#### [Problem details]
Omit the pictures, then reproduce every remaining record exactly.

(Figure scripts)

## start

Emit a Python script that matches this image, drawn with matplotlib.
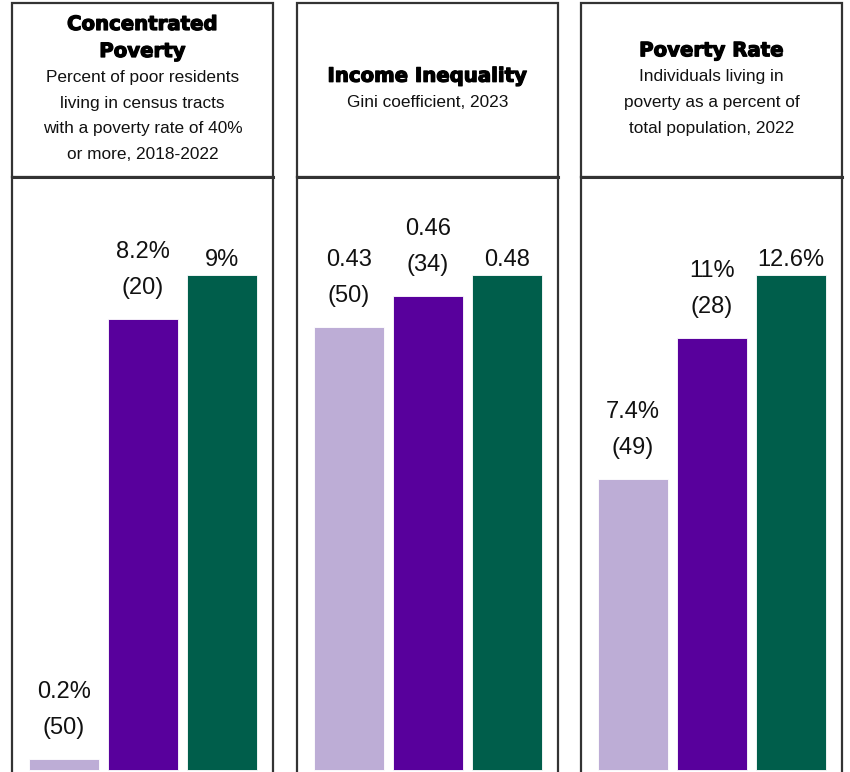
import matplotlib
matplotlib.use("Agg")
import matplotlib.pyplot as plt
import matplotlib.patheffects as pe
from matplotlib.patches import Rectangle

# Panel content
titles = ["Concentrated\nPoverty", "Income Inequality", "Poverty Rate"]
subtitles = [
    "Percent of poor residents\nliving in census tracts\nwith a poverty rate of 40%\nor more, 2018-2022",
    "Gini coefficient, 2023",
    "Individuals living in\npoverty as a percent of\ntotal population, 2022",
]
values = [
    [0.2, 8.2, 9.0],
    [0.43, 0.46, 0.48],
    [7.4, 11.0, 12.6],
]
value_labels = [
    ["0.2%", "8.2%", "9%"],
    ["0.43", "0.46", "0.48"],
    ["7.4%", "11%", "12.6%"],
]
ranks = [
    ["(50)", "(20)", None],
    ["(50)", "(34)", None],
    ["(49)", "(28)", None],
]
bar_colors = ["#BDADD6", "#58009C", "#005E4B"]

W, H = 850, 772
fig = plt.figure(figsize=(W / 100, H / 100), dpi=100)
fig.patch.set_facecolor("white")

body_font = ["Liberation Sans", "DejaVu Sans"]
title_font = ["DejaVu Sans"]
edge = "#333333"

panel_left = [12, 297, 581]
panel_width = 261
header_top, header_bottom = 3, 177
bar_base, bar_max_top = 770, 275
unit = 79.0


def fx(px):
    return px / W


def fy(py):
    return 1 - py / H


for i in range(3):
    x0 = panel_left[i]
    # header box
    fig.patches.append(Rectangle((fx(x0), fy(header_bottom)), fx(panel_width),
                                 (header_bottom - header_top) / H,
                                 transform=fig.transFigure, fill=False,
                                 edgecolor=edge, linewidth=1.6))
    # chart box (open at the bottom)
    fig.lines.append(plt.Line2D([fx(x0), fx(x0)], [fy(header_bottom), fy(H + 5)],
                                transform=fig.transFigure, color=edge, lw=1.6))
    fig.lines.append(plt.Line2D([fx(x0 + panel_width), fx(x0 + panel_width)],
                                [fy(header_bottom), fy(H + 5)],
                                transform=fig.transFigure, color=edge, lw=1.6))
    fig.lines.append(plt.Line2D([fx(x0), fx(x0 + panel_width)],
                                [fy(header_bottom), fy(header_bottom)],
                                transform=fig.transFigure, color=edge, lw=2.2))

    # header text block, centred vertically in the header box
    n_title = titles[i].count("\n") + 1
    n_sub = subtitles[i].count("\n") + 1
    t_lh, s_lh = 27, 25.5
    block = n_title * t_lh + n_sub * s_lh
    ymid = (header_top + header_bottom) / 2 - 1
    ystart = ymid - block / 2
    cx = fx(x0 + panel_width / 2)
    for k, line in enumerate(titles[i].split("\n")):
        fig.text(cx, fy(ystart + t_lh * (k + 0.5)), line, ha="center", va="center",
                 fontsize=14.2, fontweight="heavy", family=title_font, color="black",
                 path_effects=[pe.withStroke(linewidth=0.9, foreground="black")])
    ys = ystart + n_title * t_lh
    for k, line in enumerate(subtitles[i].split("\n")):
        fig.text(cx, fy(ys + s_lh * (k + 0.5)), line, ha="center", va="center",
                 fontsize=12.4, family=body_font, color="#111111")

    # bar axes: value 0 sits at bar_base, the largest value at bar_max_top
    vmax = max(values[i])
    scale = vmax / (bar_base - bar_max_top)
    ax = fig.add_axes([fx(x0), fy(H), fx(panel_width), (H - header_bottom - 1) / H])
    ax.set_ylim(-(H - bar_base) * scale, (bar_base - header_bottom - 1) * scale)
    ax.set_xlim(-52 / unit, 2 + (panel_width - 52 - 2 * unit) / unit)
    ax.axis("off")
    xs = [0, 1, 2]
    ax.bar(xs, values[i], width=70 / unit, color=bar_colors,
           edgecolor="white", linewidth=0.6)
    for j, x in enumerate(xs):
        v = values[i][j]
        if ranks[i][j]:
            ax.annotate(ranks[i][j], (x, v), xytext=(0, 31 * 0.72), textcoords="offset points",
                        ha="center", va="center", fontsize=17, family=body_font,
                        color="#111111")
            ax.annotate(value_labels[i][j], (x, v), xytext=(0, 67 * 0.72),
                        textcoords="offset points", ha="center", va="center",
                        fontsize=17, family=body_font, color="#111111")
        else:
            ax.annotate(value_labels[i][j], (x, v), xytext=(0, 15 * 0.72),
                        textcoords="offset points", ha="center", va="center",
                        fontsize=17, family=body_font, color="#111111")

fig.savefig("out.png", dpi=100, facecolor="white")
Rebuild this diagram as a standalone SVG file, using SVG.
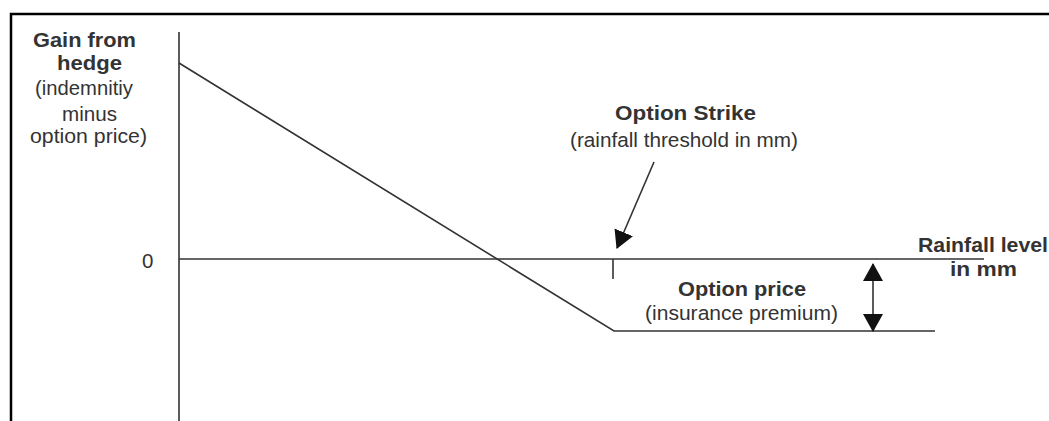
<svg xmlns="http://www.w3.org/2000/svg" width="1049" height="421" viewBox="0 0 1049 421">
<style>
.ln{stroke:#333;stroke-width:1.6;fill:none}
.frame{stroke:#000;stroke-width:2.5;fill:none}
.t{font-family:"Liberation Sans",Arial,sans-serif;font-size:20.5px;fill:#333}
.b{font-weight:bold}
</style>
<defs>
<marker id="ah" viewBox="0 0 18 20" refX="17" refY="10" markerWidth="18" markerHeight="20" markerUnits="userSpaceOnUse" orient="auto-start-reverse">
<path d="M0,0 L18,10 L0,20 Z" fill="#111"/>
</marker>
</defs>
<rect width="1049" height="421" fill="#fff"/>
<g id="frame">
<path class="frame" d="M11,421 V14 H1049"/>
</g>
<g id="axes">
<line class="ln" x1="179" y1="32" x2="179" y2="421"/>
<line class="ln" x1="179" y1="259" x2="984" y2="259"/>
<line class="ln" x1="613" y1="259" x2="613" y2="279"/>
</g>
<g id="payoff">
<polyline class="ln" points="179,63 614,331 935,331"/>
</g>
<g id="connectors">
<line class="ln" x1="654" y1="162" x2="617" y2="248" marker-end="url(#ah)"/>
<line class="ln" x1="873" y1="264" x2="873" y2="331" marker-start="url(#ah)" marker-end="url(#ah)"/>
</g>
<g id="label-y">
<text class="t b" x="33" y="47" textLength="103" lengthAdjust="spacingAndGlyphs">Gain from</text>
<text class="t b" x="57" y="70" textLength="65" lengthAdjust="spacingAndGlyphs">hedge</text>
<text class="t" x="35" y="95" textLength="98" lengthAdjust="spacingAndGlyphs">(indemnitiy</text>
<text class="t" x="62" y="121" textLength="55" lengthAdjust="spacingAndGlyphs">minus</text>
<text class="t" x="30" y="143" textLength="117" lengthAdjust="spacingAndGlyphs">option price)</text>
</g>
<g id="label-zero">
<text class="t" x="142" y="268">0</text>
</g>
<g id="label-strike">
<text class="t b" x="615" y="120" textLength="141" lengthAdjust="spacingAndGlyphs">Option Strike</text>
<text class="t" x="570" y="147" textLength="228" lengthAdjust="spacingAndGlyphs">(rainfall threshold in mm)</text>
</g>
<g id="label-x">
<text class="t b" x="918" y="252" textLength="130" lengthAdjust="spacingAndGlyphs">Rainfall level</text>
<text class="t b" x="950" y="276" textLength="67" lengthAdjust="spacingAndGlyphs">in mm</text>
</g>
<g id="label-price">
<text class="t b" x="678" y="296" textLength="128" lengthAdjust="spacingAndGlyphs">Option price</text>
<text class="t" x="645" y="320" textLength="193" lengthAdjust="spacingAndGlyphs">(insurance premium)</text>
</g>
</svg>
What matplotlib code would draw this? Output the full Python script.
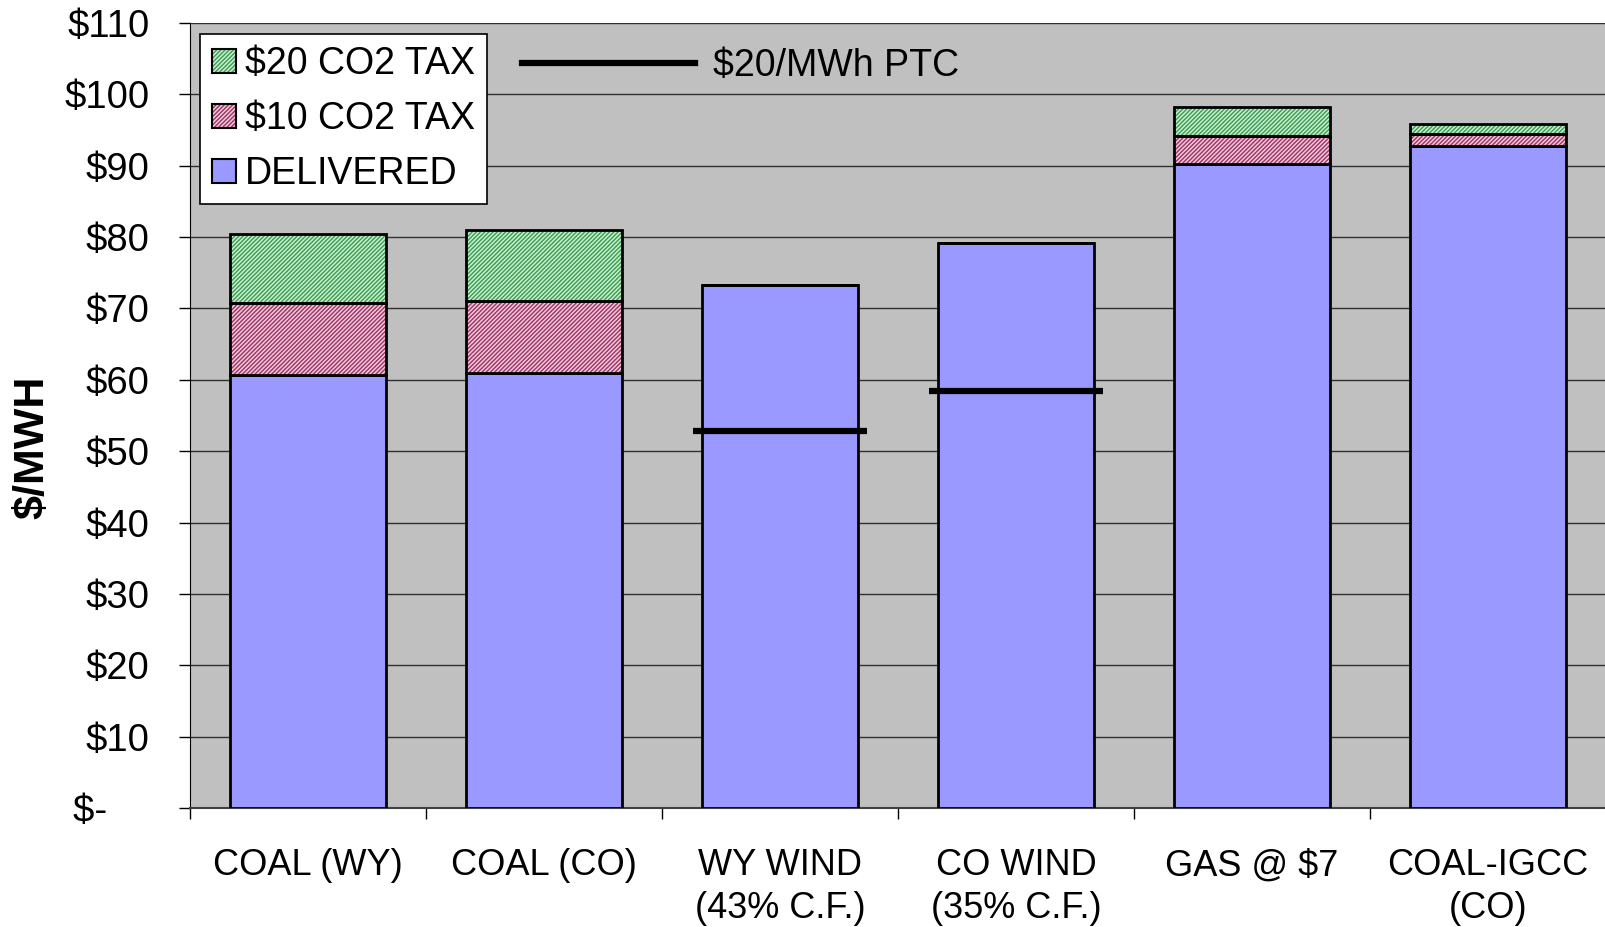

## end

#### [Expected output]
Emit a Python script that matches this image, drawn with matplotlib.
import matplotlib
matplotlib.use("Agg")
import matplotlib.pyplot as plt
import matplotlib.patheffects as pe
from matplotlib.patches import Rectangle

# Panel content
titles = ["Concentrated\nPoverty", "Income Inequality", "Poverty Rate"]
subtitles = [
    "Percent of poor residents\nliving in census tracts\nwith a poverty rate of 40%\nor more, 2018-2022",
    "Gini coefficient, 2023",
    "Individuals living in\npoverty as a percent of\ntotal population, 2022",
]
values = [
    [0.2, 8.2, 9.0],
    [0.43, 0.46, 0.48],
    [7.4, 11.0, 12.6],
]
value_labels = [
    ["0.2%", "8.2%", "9%"],
    ["0.43", "0.46", "0.48"],
    ["7.4%", "11%", "12.6%"],
]
ranks = [
    ["(50)", "(20)", None],
    ["(50)", "(34)", None],
    ["(49)", "(28)", None],
]
bar_colors = ["#BDADD6", "#58009C", "#005E4B"]

W, H = 850, 772
fig = plt.figure(figsize=(W / 100, H / 100), dpi=100)
fig.patch.set_facecolor("white")

body_font = ["Liberation Sans", "DejaVu Sans"]
title_font = ["DejaVu Sans"]
edge = "#333333"

panel_left = [12, 297, 581]
panel_width = 261
header_top, header_bottom = 3, 177
bar_base, bar_max_top = 770, 275
unit = 79.0


def fx(px):
    return px / W


def fy(py):
    return 1 - py / H


for i in range(3):
    x0 = panel_left[i]
    # header box
    fig.patches.append(Rectangle((fx(x0), fy(header_bottom)), fx(panel_width),
                                 (header_bottom - header_top) / H,
                                 transform=fig.transFigure, fill=False,
                                 edgecolor=edge, linewidth=1.6))
    # chart box (open at the bottom)
    fig.lines.append(plt.Line2D([fx(x0), fx(x0)], [fy(header_bottom), fy(H + 5)],
                                transform=fig.transFigure, color=edge, lw=1.6))
    fig.lines.append(plt.Line2D([fx(x0 + panel_width), fx(x0 + panel_width)],
                                [fy(header_bottom), fy(H + 5)],
                                transform=fig.transFigure, color=edge, lw=1.6))
    fig.lines.append(plt.Line2D([fx(x0), fx(x0 + panel_width)],
                                [fy(header_bottom), fy(header_bottom)],
                                transform=fig.transFigure, color=edge, lw=2.2))

    # header text block, centred vertically in the header box
    n_title = titles[i].count("\n") + 1
    n_sub = subtitles[i].count("\n") + 1
    t_lh, s_lh = 27, 25.5
    block = n_title * t_lh + n_sub * s_lh
    ymid = (header_top + header_bottom) / 2 - 1
    ystart = ymid - block / 2
    cx = fx(x0 + panel_width / 2)
    for k, line in enumerate(titles[i].split("\n")):
        fig.text(cx, fy(ystart + t_lh * (k + 0.5)), line, ha="center", va="center",
                 fontsize=14.2, fontweight="heavy", family=title_font, color="black",
                 path_effects=[pe.withStroke(linewidth=0.9, foreground="black")])
    ys = ystart + n_title * t_lh
    for k, line in enumerate(subtitles[i].split("\n")):
        fig.text(cx, fy(ys + s_lh * (k + 0.5)), line, ha="center", va="center",
                 fontsize=12.4, family=body_font, color="#111111")

    # bar axes: value 0 sits at bar_base, the largest value at bar_max_top
    vmax = max(values[i])
    scale = vmax / (bar_base - bar_max_top)
    ax = fig.add_axes([fx(x0), fy(H), fx(panel_width), (H - header_bottom - 1) / H])
    ax.set_ylim(-(H - bar_base) * scale, (bar_base - header_bottom - 1) * scale)
    ax.set_xlim(-52 / unit, 2 + (panel_width - 52 - 2 * unit) / unit)
    ax.axis("off")
    xs = [0, 1, 2]
    ax.bar(xs, values[i], width=70 / unit, color=bar_colors,
           edgecolor="white", linewidth=0.6)
    for j, x in enumerate(xs):
        v = values[i][j]
        if ranks[i][j]:
            ax.annotate(ranks[i][j], (x, v), xytext=(0, 31 * 0.72), textcoords="offset points",
                        ha="center", va="center", fontsize=17, family=body_font,
                        color="#111111")
            ax.annotate(value_labels[i][j], (x, v), xytext=(0, 67 * 0.72),
                        textcoords="offset points", ha="center", va="center",
                        fontsize=17, family=body_font, color="#111111")
        else:
            ax.annotate(value_labels[i][j], (x, v), xytext=(0, 15 * 0.72),
                        textcoords="offset points", ha="center", va="center",
                        fontsize=17, family=body_font, color="#111111")

fig.savefig("out.png", dpi=100, facecolor="white")
Rebuild this diagram as a standalone SVG file, using SVG.
<svg xmlns="http://www.w3.org/2000/svg" width="1049" height="421" viewBox="0 0 1049 421">
<style>
.ln{stroke:#333;stroke-width:1.6;fill:none}
.frame{stroke:#000;stroke-width:2.5;fill:none}
.t{font-family:"Liberation Sans",Arial,sans-serif;font-size:20.5px;fill:#333}
.b{font-weight:bold}
</style>
<defs>
<marker id="ah" viewBox="0 0 18 20" refX="17" refY="10" markerWidth="18" markerHeight="20" markerUnits="userSpaceOnUse" orient="auto-start-reverse">
<path d="M0,0 L18,10 L0,20 Z" fill="#111"/>
</marker>
</defs>
<rect width="1049" height="421" fill="#fff"/>
<g id="frame">
<path class="frame" d="M11,421 V14 H1049"/>
</g>
<g id="axes">
<line class="ln" x1="179" y1="32" x2="179" y2="421"/>
<line class="ln" x1="179" y1="259" x2="984" y2="259"/>
<line class="ln" x1="613" y1="259" x2="613" y2="279"/>
</g>
<g id="payoff">
<polyline class="ln" points="179,63 614,331 935,331"/>
</g>
<g id="connectors">
<line class="ln" x1="654" y1="162" x2="617" y2="248" marker-end="url(#ah)"/>
<line class="ln" x1="873" y1="264" x2="873" y2="331" marker-start="url(#ah)" marker-end="url(#ah)"/>
</g>
<g id="label-y">
<text class="t b" x="33" y="47" textLength="103" lengthAdjust="spacingAndGlyphs">Gain from</text>
<text class="t b" x="57" y="70" textLength="65" lengthAdjust="spacingAndGlyphs">hedge</text>
<text class="t" x="35" y="95" textLength="98" lengthAdjust="spacingAndGlyphs">(indemnitiy</text>
<text class="t" x="62" y="121" textLength="55" lengthAdjust="spacingAndGlyphs">minus</text>
<text class="t" x="30" y="143" textLength="117" lengthAdjust="spacingAndGlyphs">option price)</text>
</g>
<g id="label-zero">
<text class="t" x="142" y="268">0</text>
</g>
<g id="label-strike">
<text class="t b" x="615" y="120" textLength="141" lengthAdjust="spacingAndGlyphs">Option Strike</text>
<text class="t" x="570" y="147" textLength="228" lengthAdjust="spacingAndGlyphs">(rainfall threshold in mm)</text>
</g>
<g id="label-x">
<text class="t b" x="918" y="252" textLength="130" lengthAdjust="spacingAndGlyphs">Rainfall level</text>
<text class="t b" x="950" y="276" textLength="67" lengthAdjust="spacingAndGlyphs">in mm</text>
</g>
<g id="label-price">
<text class="t b" x="678" y="296" textLength="128" lengthAdjust="spacingAndGlyphs">Option price</text>
<text class="t" x="645" y="320" textLength="193" lengthAdjust="spacingAndGlyphs">(insurance premium)</text>
</g>
</svg>
What matplotlib code would draw this? Output the full Python script.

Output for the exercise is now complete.